**GIVEN INSTRUCTION**: Transcribe the listing exactly, leaving out every picture.

** BEGIN DATA SEGMENT **

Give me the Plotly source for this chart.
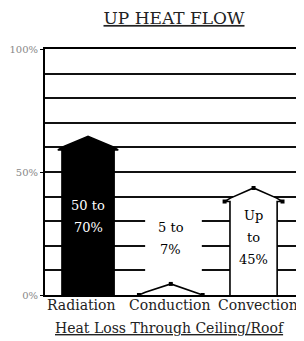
import plotly.graph_objects as go

# ---- data ----
categories = ["Radiation", "Conduction", "Convection"]
body_top = [59, 0, 38]          # % level where the wall of each "house" ends
roof_peak = [64.5, 4.5, 43.5]   # % level of the roof apex
bar_labels = [["50 to", "70%"], ["5 to", "7%"], ["Up", "to", "45%"]]
y_tick_vals = [0, 50, 100]
y_tick_text = ["0%", "50%", "100%"]
title_text = "UP HEAT FLOW"
x_title_text = "Heat Loss Through Ceiling/Roof"

# ---- styling ----
fills = ["black", "white", "white"]
body_w = [0.63, 0.0, 0.57]
eave_w = [0.73, 0.77, 0.70]
label_colors = ["white", "black", "black"]
label_center = [32, 23, 23.5]
cat_xshift = [-7, -1, 4]
FONT = "DejaVu Serif"
W, H = 296, 333   # page body has an 8px margin

fig = go.Figure()

for i, cat in enumerate(categories):
    c = i
    bw, ew = body_w[i] / 2, eave_w[i] / 2
    top, peak = body_top[i], roof_peak[i]
    rise = peak - top
    xs, ys = [], []
    if bw > 0:
        xs += [c - bw, c - bw]
        ys += [0, top]
    xs += [c - ew, c - 0.8 * ew, c, c + 0.8 * ew, c + ew]
    ys += [top, top + 0.25 * rise, peak, top + 0.25 * rise, top]
    if bw > 0:
        xs += [c + bw, c + bw]
        ys += [top, 0]
    fig.add_trace(go.Scatter(
        x=xs, y=ys, mode="lines", fill="toself", fillcolor=fills[i],
        line=dict(color="black", width=1.6), hoverinfo="skip", showlegend=False))
    if fills[i] == "white":
        fig.add_trace(go.Scatter(
            x=[c - ew, c, c + ew], y=[top, peak, top], mode="markers",
            marker=dict(symbol="square", size=4, color="black"),
            hoverinfo="skip", showlegend=False))

# white box behind the conduction label (interrupts gridlines)
fig.add_shape(type="rect", x0=0.69, x1=1.375, y0=6, y1=36.5, layer="between",
              fillcolor="white", line=dict(width=0))

for i, lines in enumerate(bar_labels):
    n = len(lines)
    for j, t in enumerate(lines):
        fig.add_annotation(x=i, y=label_center[i], text=t, showarrow=False,
                           xref="x", yref="y", yshift=(n - 1) * 11 - j * 22,
                           font=dict(family=FONT, size=13, color=label_colors[i]))

# category labels
for i, cat in enumerate(categories):
    fig.add_annotation(x=i, y=0, xref="x", yref="paper", text=cat,
                       showarrow=False, yanchor="middle", yshift=-10,
                       xshift=cat_xshift[i],
                       font=dict(family=FONT, size=14, color="#222"))

fig.add_annotation(x=0.496, y=0, xref="paper", yref="paper", yshift=-33,
                   yanchor="middle",
                   text="<u>" + x_title_text + "</u>", showarrow=False,
                   font=dict(family=FONT, size=14, color="#222"))

fig.update_layout(
    width=W, height=H,
    margin=dict(l=37, r=7, t=41, b=46),
    paper_bgcolor="white", plot_bgcolor="white",
    title=dict(text="<u>" + title_text + "</u>", x=166 / W, xref="container",
               xanchor="center", y=1 - 10 / H, yanchor="middle",
               font=dict(family=FONT, size=17, color="#222")),
    xaxis=dict(range=[-0.52, 2.525], tickvals=[0, 1, 2], showticklabels=False,
               automargin=False,
               showgrid=False, zeroline=False, showline=True, mirror=True,
               linecolor="black", linewidth=2, ticks=""),
    yaxis=dict(range=[0, 100], tickvals=y_tick_vals, ticktext=y_tick_text,
               automargin=False,
               showgrid=True, gridcolor="#111", gridwidth=2, zeroline=False,
               showline=True, mirror=True, linecolor="black", linewidth=2,
               ticks="outside", ticklen=3, tickcolor="black",
               tickfont=dict(family=FONT, size=10, color="#888"),
               minor=dict(dtick=10, showgrid=True, gridcolor="#111", gridwidth=2)),
)

fig.write_html("out.html")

** END DATA SEGMENT **

**RESULT**:
Give me the Plotly source for this chart.
import plotly.graph_objects as go

# ---- data ----
categories = ["Radiation", "Conduction", "Convection"]
body_top = [59, 0, 38]          # % level where the wall of each "house" ends
roof_peak = [64.5, 4.5, 43.5]   # % level of the roof apex
bar_labels = [["50 to", "70%"], ["5 to", "7%"], ["Up", "to", "45%"]]
y_tick_vals = [0, 50, 100]
y_tick_text = ["0%", "50%", "100%"]
title_text = "UP HEAT FLOW"
x_title_text = "Heat Loss Through Ceiling/Roof"

# ---- styling ----
fills = ["black", "white", "white"]
body_w = [0.63, 0.0, 0.57]
eave_w = [0.73, 0.77, 0.70]
label_colors = ["white", "black", "black"]
label_center = [32, 23, 23.5]
cat_xshift = [-7, -1, 4]
FONT = "DejaVu Serif"
W, H = 296, 333   # page body has an 8px margin

fig = go.Figure()

for i, cat in enumerate(categories):
    c = i
    bw, ew = body_w[i] / 2, eave_w[i] / 2
    top, peak = body_top[i], roof_peak[i]
    rise = peak - top
    xs, ys = [], []
    if bw > 0:
        xs += [c - bw, c - bw]
        ys += [0, top]
    xs += [c - ew, c - 0.8 * ew, c, c + 0.8 * ew, c + ew]
    ys += [top, top + 0.25 * rise, peak, top + 0.25 * rise, top]
    if bw > 0:
        xs += [c + bw, c + bw]
        ys += [top, 0]
    fig.add_trace(go.Scatter(
        x=xs, y=ys, mode="lines", fill="toself", fillcolor=fills[i],
        line=dict(color="black", width=1.6), hoverinfo="skip", showlegend=False))
    if fills[i] == "white":
        fig.add_trace(go.Scatter(
            x=[c - ew, c, c + ew], y=[top, peak, top], mode="markers",
            marker=dict(symbol="square", size=4, color="black"),
            hoverinfo="skip", showlegend=False))

# white box behind the conduction label (interrupts gridlines)
fig.add_shape(type="rect", x0=0.69, x1=1.375, y0=6, y1=36.5, layer="between",
              fillcolor="white", line=dict(width=0))

for i, lines in enumerate(bar_labels):
    n = len(lines)
    for j, t in enumerate(lines):
        fig.add_annotation(x=i, y=label_center[i], text=t, showarrow=False,
                           xref="x", yref="y", yshift=(n - 1) * 11 - j * 22,
                           font=dict(family=FONT, size=13, color=label_colors[i]))

# category labels
for i, cat in enumerate(categories):
    fig.add_annotation(x=i, y=0, xref="x", yref="paper", text=cat,
                       showarrow=False, yanchor="middle", yshift=-10,
                       xshift=cat_xshift[i],
                       font=dict(family=FONT, size=14, color="#222"))

fig.add_annotation(x=0.496, y=0, xref="paper", yref="paper", yshift=-33,
                   yanchor="middle",
                   text="<u>" + x_title_text + "</u>", showarrow=False,
                   font=dict(family=FONT, size=14, color="#222"))

fig.update_layout(
    width=W, height=H,
    margin=dict(l=37, r=7, t=41, b=46),
    paper_bgcolor="white", plot_bgcolor="white",
    title=dict(text="<u>" + title_text + "</u>", x=166 / W, xref="container",
               xanchor="center", y=1 - 10 / H, yanchor="middle",
               font=dict(family=FONT, size=17, color="#222")),
    xaxis=dict(range=[-0.52, 2.525], tickvals=[0, 1, 2], showticklabels=False,
               automargin=False,
               showgrid=False, zeroline=False, showline=True, mirror=True,
               linecolor="black", linewidth=2, ticks=""),
    yaxis=dict(range=[0, 100], tickvals=y_tick_vals, ticktext=y_tick_text,
               automargin=False,
               showgrid=True, gridcolor="#111", gridwidth=2, zeroline=False,
               showline=True, mirror=True, linecolor="black", linewidth=2,
               ticks="outside", ticklen=3, tickcolor="black",
               tickfont=dict(family=FONT, size=10, color="#888"),
               minor=dict(dtick=10, showgrid=True, gridcolor="#111", gridwidth=2)),
)

fig.write_html("out.html")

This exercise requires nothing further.